Start of Given material

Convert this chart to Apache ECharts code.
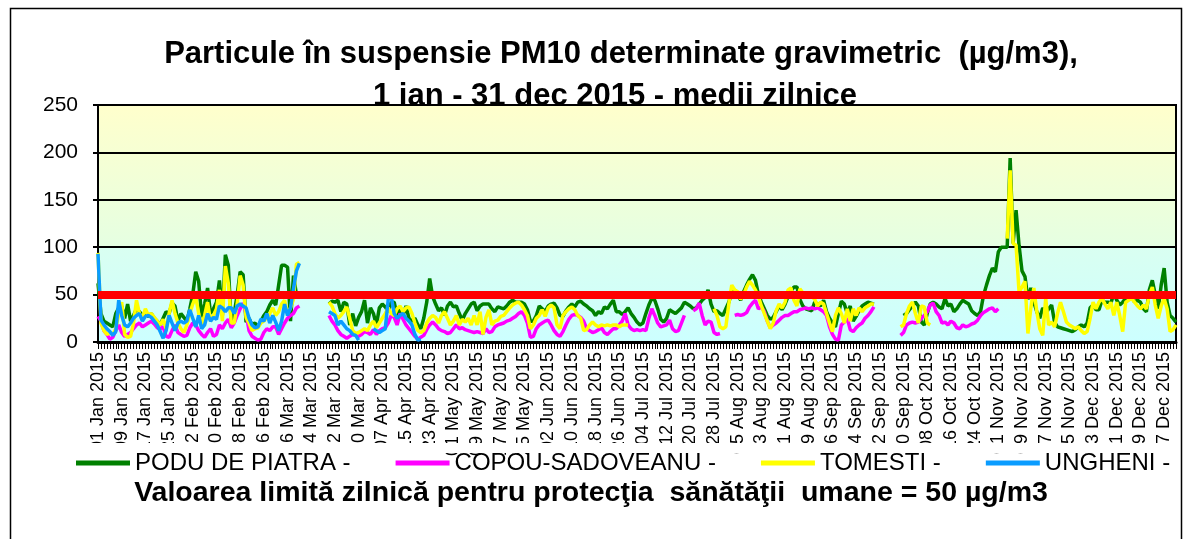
<!DOCTYPE html>
<html>
<head>
<meta charset="utf-8">
<title>PM10 gravimetric 2015</title>
<script src="https://cdn.jsdelivr.net/npm/echarts@6/dist/echarts.min.js"></script>
<style>
  html, body { margin: 0; padding: 0; background: #fff; }
  #main { width: 1192px; height: 539px; }
</style>
</head>
<body>
<div id="main"></div>
<script>
// categorii: zilele anului 2015
var monthNames = ['Jan', 'Feb', 'Mar', 'Apr', 'May', 'Jun', 'Jul', 'Aug', 'Sep', 'Oct', 'Nov', 'Dec']
var monthDays = [31, 28, 31, 30, 31, 30, 31, 31, 30, 31, 30, 31]
var dates = []
monthNames.forEach(function (m, i) {
  for (var d = 1; d <= monthDays[i]; d++) {
    dates.push((d < 10 ? '0' : '') + d + ' ' + m + ' 2015')
  }
})

var seriesNames = ['PODU DE PIATRA -', 'COPOU-SADOVEANU -', 'TOMESTI -', 'UNGHENI -']
var seriesColors = ['#008000', '#ff00ff', '#ffff00', '#0a9cff']
var yTicks = [0, 50, 100, 150, 200, 250]
var limitValue = 50

var titleLines = [
  'Particule în suspensie PM10 determinate gravimetric  (µg/m3),',
  '1 ian - 31 dec 2015 - medii zilnice'
]
var footnote = 'Valoarea limită zilnică pentru protecţia  sănătăţii  umane = 50 µg/m3'

// PODU DE PIATRA
var poduDePiatra = [
  62, 30, 22, 20, 18, 16, 30, 36, 38, 25,
  40, 22, 28, 35, 32, 28, 30, 27, 30, 25,
  22, 18, 25, 32, 30, 41, 38, 22, 30, 26,
  22, 35, 50, 74, 64, 26, 40, 57, 30, 35,
  42, 65, 28, 92, 81, 18, 30, 50, 74, 71,
  21, 25, 18, 20, 16, 22, 28, 32, 39, 44,
  39, 60, 81, 81, 79, 22, 70, 50, null, null,
  null, null, null, null, null, null, null, null, 40, 43,
  42, 44, 32, 42, 40, 18, 30, 17, 26, 32,
  44, 20, 36, 30, 18, 36, 40, 37, 32, 42,
  42, 28, 35, 28, 38, 25, 22, 25, 18, 14,
  25, 42, 67, 48, 40, 33, 36, 28, 38, 42,
  37, 38, 30, 23, 30, 35, 40, 42, 33, 38,
  40, 40, 40, 35, 32, 37, 36, 35, 38, 42,
  44, 42, 42, 42, 40, 34, 22, 22, 28, 38,
  35, 32, 38, 40, 41, 36, 28, 27, 33, 37,
  40, 37, 42, 43, 40, 38, 35, 33, 28, 32,
  30, 37, 35, 40, 44, 32, 32, 29, 32, 36,
  30, 26, 21, 18, 20, 30, 39, 46, 44, 35,
  24, 21, 25, 34, 32, 30, 33, 36, 42, 40,
  38, 35, 36, 40, 44, 47, 55, 40, 32, 33,
  30, 28, 35, 42, 52, 55, 50, 44, 53, 60,
  66, 71, 65, 50, 42, 35, 28, 24, 26, 32,
  38, 34, 40, 48, 54, 58, 58, 45, 38, 35,
  34, 33, 42, 40, 38, 44, 32, 25, 20, 16,
  30, 43, 40, 30, 38, 22, 27, 33, 38, 40,
  42, 41, 40, null, null, null, null, null, null, null,
  null, null, 28, 30, 34, 38, 42, 38, 21, 18,
  30, 40, 42, 40, 37, 35, 46, 38, 40, 32,
  35, 40, 44, 42, 40, 33, 30, 28, 32, 49,
  60, 70, 78, 74, 95, 100, 100, 100, 194, 104,
  139, 102, 75, 69, 45, 57, 42, 32, 25, 36,
  30, 35, 39, 21, 16, 15, 14, 13, 12, 11,
  13, 16, 18, 16, 20, 36, 39, 34, 34, 44,
  42, 42, 41, 51, 44, 39, 42, 46, 46, 51,
  42, 44, 42, 35, 32, 55, 65, 50, 35, 60,
  78, 42, 28, 25, 21
]

// COPOU-SADOVEANU
var copouSadoveanu = [
  27, 22, 12, 8, 3, 5, 12, 18, 10, 6,
  8, 10, 14, 18, 20, 16, 18, 20, 22, 19,
  15, 14, 16, 6, 5, 12, 18, 10, 8, 6,
  7, 15, 20, 18, 12, 8, 5, 10, 14, 6,
  8, 18, 14, 20, 24, 15, 20, 28, 35, 41,
  30, 12, 6, 4, 2, 3, 10, 14, 12, 16,
  16, 8, 14, 20, 25, 28, 30, 36, 38, null,
  null, null, null, null, null, null, null, null, 28, 22,
  18, 12, 8, 6, 4, 6, 8, 7, 6, 8,
  11, 10, 8, 13, 8, 12, 14, 15, 20, 28,
  26, 18, 30, 24, 18, 14, 10, 6, 3, 5,
  7, 13, 18, 21, 18, 14, 12, 11, 9, 10,
  14, 18, 14, 15, 13, 12, 11, 10, 11, 10,
  9, 14, 10, 11, 16, 18, 19, 20, 22, 23,
  25, 27, 30, 32, 28, 20, 5, 6, 14, 18,
  20, 22, 23, 18, 12, 8, 6, 11, 18, 24,
  28, 29, 28, 26, 22, 14, 12, 10, 11, 13,
  15, 10, 8, 11, 14, 14, 18, 22, 30, 18,
  14, 12, 13, 12, 13, 12, 25, 35, 28, 20,
  16, 17, 18, 23, 14, 11, 12, 20, 28, null,
  null, 33, 35, 41, 28, 18, 22, 21, 10, 8,
  9, null, null, null, null, 28, 29, 28, 29, 31,
  37, 41, 44, 35, 37, 32, 22, 15, 18, 20,
  23, 26, 28, 28, 30, 32, 32, 34, 35, 36,
  35, 36, 35, 36, 34, 32, 28, 16, 8, 3,
  2, 18, 21, 25, 13, 11, 15, 18, 20, 25,
  28, 32, 37, null, null, null, null, null, null, null,
  null, 7, 10, 18, 20, 21, 20, 21, 25, 28,
  32, 39, 41, 32, 28, 20, 21, 18, 22, 20,
  15, 14, 18, 16, 17, 19, 20, 23, 28, 31,
  33, 35, 36, 32, 35
]

// TOMESTI
var tomesti = [
  94, 20, 12, 8, 10, 8, 14, 30, 42, 8,
  5, 6, 20, 44, 30, 25, 35, 28, 30, 26,
  22, 18, 24, 14, 30, 44, 30, 20, 14, 10,
  18, 30, 40, 48, 30, 18, 28, 42, 22, 28,
  35, 55, 22, 80, 62, 20, 20, 40, 70, 60,
  26, 20, 12, 14, 15, 20, 22, 26, 30, 36,
  28, 32, 40, 44, 30, 36, 45, 82, 84, null,
  null, null, null, null, null, null, null, null, 42, 38,
  30, 25, 28, 32, 37, 25, 12, 9, 10, 12,
  14, 12, 18, 22, 15, 20, 25, 30, 36, 30,
  28, 35, 38, 32, 36, 37, 30, 20, 12, 10,
  12, 20, 25, 28, 26, 20, 28, 32, 25, 18,
  22, 28, 18, 24, 21, 25, 18, 28, 18, 32,
  8, 26, 34, 18, 22, 23, 27, 28, 32, 36,
  39, 41, 42, 39, 34, 28, 14, 18, 25, 28,
  34, 27, 36, 39, 36, 18, 14, 28, 32, 35,
  37, 34, 28, 25, 12, 13, 18, 21, 18, 16,
  18, 17, 18, 17, 18, 18, 16, 18, 18, 18,
  null, null, null, null, null, null, null, null, null, null,
  null, null, null, null, null, null, null, null, null, null,
  null, null, null, null, null, null, null, null, 35, 28,
  16, 14, 16, 40, 60, 55, 53, 45, 50, 58,
  64, 60, 55, 48, 38, 30, 22, 14, 20, 33,
  40, 36, 42, 55, 57, 44, 38, 56, 52, 50,
  52, 48, 45, 38, 42, 40, 30, 20, 11, 28,
  36, 30, 20, 35, 22, 35, 28, 36, 32, 36,
  38, 40, 40, null, null, null, null, null, null, null,
  null, 16, 18, 30, 38, 42, 30, 20, 38, 37,
  20, 18, null, null, null, null, null, null, null, null,
  null, null, null, null, null, null, null, null, null, null,
  null, null, null, null, null, null, null, 109, 181, 104,
  102, 53, 58, 64, 9, 36, 57, 32, 14, 7,
  46, 18, 21, 16, 30, 42, 32, 21, 18, 16,
  14, 16, 12, 9, 11, 25, 42, 35, 42, 46,
  40, 35, 42, 28, 42, 28, 11, 42, 44, 46,
  42, 38, 35, 39, 35, 50, 58, 39, 25, 38,
  46, 35, 11, 13, 18
]

// UNGHENI (date doar ian - apr)
var ungheni = [
  93, 23, 18, 14, 11, 7, 11, 44, 28, 18,
  16, 20, 25, 28, 30, 22, 27, 28, 26, 22,
  18, 11, 4, 12, 28, 20, 12, 20, 22, 20,
  22, 34, 25, 16, 28, 14, 18, 30, 22, 26,
  24, 38, 36, 32, 36, 36, 30, 38, 40, 38,
  36, 25, 18, 15, 16, 24, 22, 30, 20, 28,
  21, 12, 22, 40, 28, 36, 56, 75, 83, null,
  null, null, null, null, null, null, null, null, 32, 30,
  28, 18, 22, 18, 14, 12, 8, 7, 2, null,
  null, null, null, 14, 12, 10, 12, 14, 45, 48,
  30, 25, 28, 30, 25, 22, 18, 8, 2, 3
]

var seriesData = [poduDePiatra, copouSadoveanu, tomesti, ungheni]
var font = 'Liberation Sans, Arial, sans-serif'

var myChart = echarts.init(document.getElementById('main'))

var lineSeries = seriesData.map(function (arr, i) {
  return {
    name: seriesNames[i],
    type: 'line',
    data: arr,
    z: 3,
    symbol: 'none',
    showSymbol: false,
    connectNulls: false,
    lineStyle: { color: seriesColors[i], width: 3.5 },
    itemStyle: { color: seriesColors[i] },
    emphasis: { disabled: true }
  }
})

myChart.setOption({
  animation: false,
  backgroundColor: '#fff',
  title: [
    {
      text: titleLines[0], left: 621, top: 39, textAlign: 'center', padding: 0, z: 0,
      textStyle: { fontFamily: font, fontSize: 31, fontWeight: 'bold', color: '#000', lineHeight: 31 }
    },
    {
      text: titleLines[1], left: 615, top: 81, textAlign: 'center', padding: 0, z: 0,
      textStyle: { fontFamily: font, fontSize: 31, fontWeight: 'bold', color: '#000', lineHeight: 31 }
    },
    {
      text: footnote, left: 591, top: 479, textAlign: 'center', padding: 0,
      textStyle: { fontFamily: font, fontSize: 28.5, fontWeight: 'bold', color: '#000', lineHeight: 29 }
    }
  ],
  legend: {
    data: seriesNames,
    left: 76,
    top: 451,
    padding: 0,
    icon: 'rect',
    itemWidth: 54,
    itemHeight: 5,
    itemGap: 45,
    selectedMode: false,
    textStyle: { fontFamily: font, fontSize: 24, color: '#000' }
  },
  grid: {
    left: 98, right: 16, top: 105, bottom: 197,
    show: true, z: 2,
    borderColor: '#000', borderWidth: 2,
    backgroundColor: 'transparent'
  },
  xAxis: {
    type: 'category',
    data: dates,
    boundaryGap: false,
    z: 2,
    axisLine: { lineStyle: { color: '#000', width: 3 } },
    axisTick: { interval: 0, length: 7, lineStyle: { color: '#000', width: 1 } },
    axisLabel: {
      interval: 7, rotate: 90, margin: 10,
      fontFamily: font, fontSize: 18, color: '#000'
    },
    splitLine: { show: false }
  },
  yAxis: {
    type: 'value',
    min: yTicks[0],
    max: yTicks[yTicks.length - 1],
    interval: 50,
    z: 2,
    axisLine: { show: true, lineStyle: { color: '#000', width: 2 } },
    axisTick: { show: true, length: 5, lineStyle: { color: '#000', width: 2 } },
    axisLabel: { margin: 20, fontFamily: font, fontSize: 21, color: '#000' },
    splitLine: { show: true, lineStyle: { color: '#000', width: 2 } }
  },
  graphic: [
    // eticheta axei X e taiata jos, ca in original
    {
      type: 'rect', z: 100, silent: true,
      shape: { x: 40, y: 443, width: 1145, height: 10 },
      style: { fill: '#fff' }
    },
    {
      type: 'rect', z: 100, silent: true,
      shape: { x: 10.5, y: 8.5, width: 1171, height: 600 },
      style: { fill: 'none', stroke: '#000', lineWidth: 1.5 }
    }
  ],
  series: [
    {
      name: 'fundal',
      type: 'line',
      data: [],
      z: 1,
      silent: true,
      markArea: {
        silent: true,
        data: [
          [{
            yAxis: 0,
            itemStyle: {
              color: new echarts.graphic.LinearGradient(0, 0, 0, 1, [
                { offset: 0, color: '#d9fff1' },
                { offset: 1, color: '#ccffff' }
              ])
            }
          }, { yAxis: 100 }],
          [{
            yAxis: 100,
            itemStyle: {
              color: new echarts.graphic.LinearGradient(0, 0, 0, 1, [
                { offset: 0, color: '#ffffcc' },
                { offset: 1, color: '#e5ffe2' }
              ])
            }
          }, { yAxis: 250 }]
        ]
      }
    }
  ].concat(lineSeries).concat([
    {
      name: 'limita',
      type: 'line',
      data: [],
      z: 5,
      silent: true,
      markLine: {
        silent: true,
        symbol: ['none', 'none'],
        label: { show: false },
        lineStyle: { color: '#ff0000', width: 8, type: 'solid' },
        data: [{ yAxis: limitValue }]
      }
    }
  ])
})
</script>
</body>
</html>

End of Given material

▶ [What the task asks]
Copy nothing but the lines from the top of the material through the line holding "var footnote = 'Valoarea", exactly as written; omit pictures.

▶ [Result of this task]
Convert this chart to Apache ECharts code.
<!DOCTYPE html>
<html>
<head>
<meta charset="utf-8">
<title>PM10 gravimetric 2015</title>
<script src="https://cdn.jsdelivr.net/npm/echarts@6/dist/echarts.min.js"></script>
<style>
  html, body { margin: 0; padding: 0; background: #fff; }
  #main { width: 1192px; height: 539px; }
</style>
</head>
<body>
<div id="main"></div>
<script>
// categorii: zilele anului 2015
var monthNames = ['Jan', 'Feb', 'Mar', 'Apr', 'May', 'Jun', 'Jul', 'Aug', 'Sep', 'Oct', 'Nov', 'Dec']
var monthDays = [31, 28, 31, 30, 31, 30, 31, 31, 30, 31, 30, 31]
var dates = []
monthNames.forEach(function (m, i) {
  for (var d = 1; d <= monthDays[i]; d++) {
    dates.push((d < 10 ? '0' : '') + d + ' ' + m + ' 2015')
  }
})

var seriesNames = ['PODU DE PIATRA -', 'COPOU-SADOVEANU -', 'TOMESTI -', 'UNGHENI -']
var seriesColors = ['#008000', '#ff00ff', '#ffff00', '#0a9cff']
var yTicks = [0, 50, 100, 150, 200, 250]
var limitValue = 50

var titleLines = [
  'Particule în suspensie PM10 determinate gravimetric  (µg/m3),',
  '1 ian - 31 dec 2015 - medii zilnice'
]
var footnote = 'Valoarea limită zilnică pentru protecţia  sănătăţii  umane = 50 µg/m3'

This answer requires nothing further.